Exxon outlook and price target
Thirteen analysts forecast the average price in 12 months at $49.80 with a high of $80.00 and a low of $34.00. The average price target represents a 12.98% increase from the last price of $44.08, according to Tipranks. From those 13, one analyst rated ‘Buy’, ten analysts rated ‘Hold’ and two rated ‘Sell’.
BofA global research lowered price objective to $77 from $80, UBS raised target price to $50 from $48, Goldman Sachs raised price target to $44 from $41 and JP Morgan raised target price to $51 from $44. Morgan Stanley target price is $44 with a high of $85 under a bull scenario and $23 under the worst-case scenario.
“Attractive investment opportunities, but above average execution risk. XOM’s $30-$35 B in annual capex through 2025 supports growth projects in Guyana, Brazil, Permian, PNG LNG, and Mozambique and expands refining & chemicals capacity. Execution risk remains an overhang for now, though could drive long-term upside if successful,” noted Devin McDermott, equity analyst at Morgan Stanley.

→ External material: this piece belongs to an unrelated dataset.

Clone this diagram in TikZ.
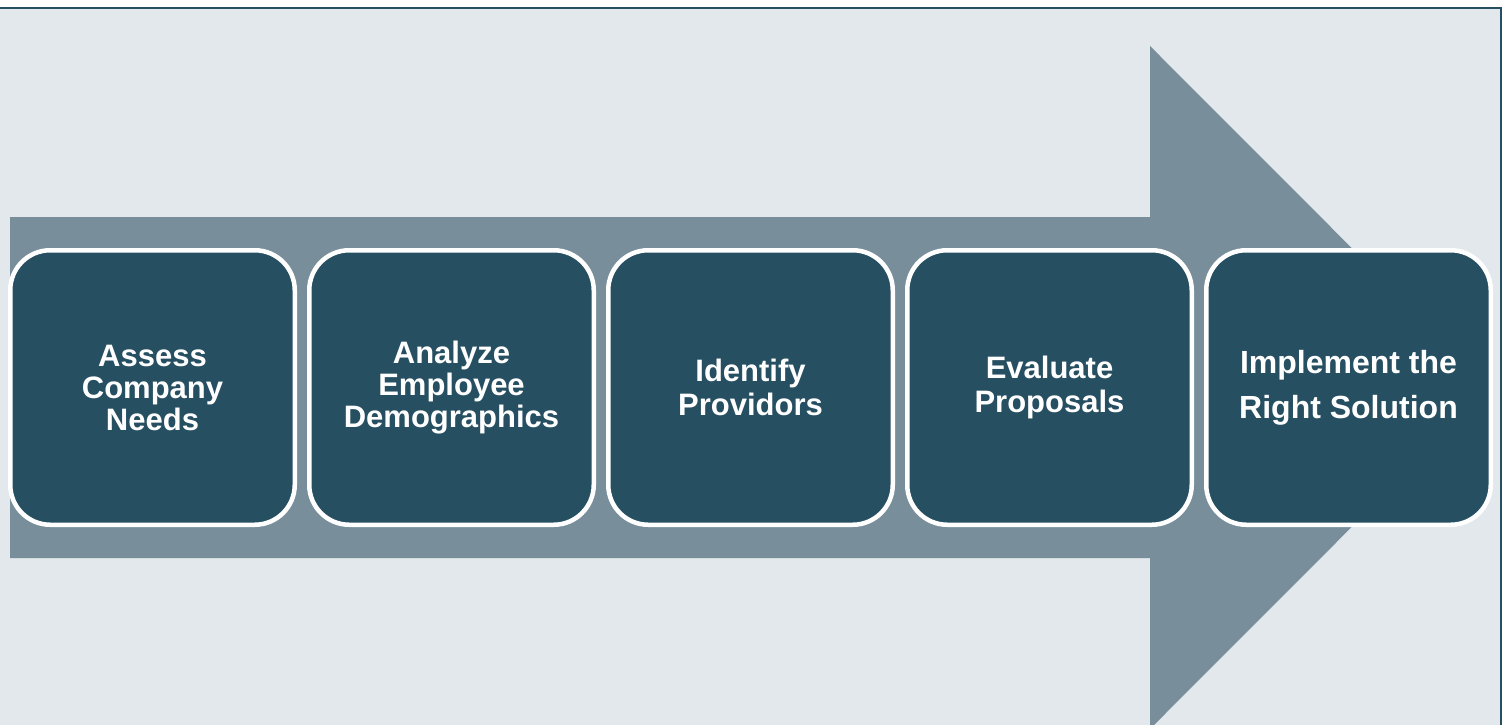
\documentclass[tikz,border=0pt]{standalone}
\usepackage{fontspec}
\setmainfont{Liberation Sans}
\definecolor{pagebg}{HTML}{E2E8EB}
\definecolor{arrowgray}{HTML}{788F9B}
\definecolor{boxteal}{HTML}{264F62}
\tikzset{node distance=299pt,
  stagebox/.style={draw=white,line width=4.5pt,fill=boxteal,rounded corners=40pt,
    minimum width=284.5pt,minimum height=274.5pt,inner sep=0pt,
    text=white,align=center,font=\fontsize{31}{32}\selectfont\bfseries}}

\begin{document}
\begin{tikzpicture}[x=1pt,y=-1pt]
        \clip (0,0) rectangle (1507,725);
        \fill [white] (0,0) rectangle (1507,725);
        \fill [pagebg] (0,9) rectangle (1501,725);
        \draw [boxteal,line width=2pt] (0,8) -- (1501,8) -- (1501,725);

        % the big arrow
        \fill [arrowgray] (10,217) -- (1150,217) -- (1150,46) -- (1491,387.5)
          -- (1150,729) -- (1150,558) -- (10,558) -- cycle;

        \node [stagebox] (assess) at (152.5,387.5) {Assess\\Company\\Needs};
        \node [stagebox] (analyze) [right of=assess] {Analyze\\Employee\\Demographics};
        \node [stagebox,font=\fontsize{31}{34.5}\selectfont\bfseries] (identify) [right of=analyze] {Identify\\Providors};
        \node [stagebox,font=\fontsize{31}{34.5}\selectfont\bfseries] (evaluate) [right of=identify] {Evaluate\\Proposals};
        \node [stagebox,font=\fontsize{32}{45}\selectfont\bfseries] (implement) [right of=evaluate] {Implement the\\Right Solution};
      \end{tikzpicture}
\end{document}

“Growth targets appear hard to achieve. XOM sees the potential to double earnings by 2025, though that assumes downstream & chemicals margins recover off the lows experienced in 2019 (and so far in 2020) to the 5-year average. Higher spending and more exposure than peers to current downstream & chemicals margin weakness leads to lower FCF yield,” he added.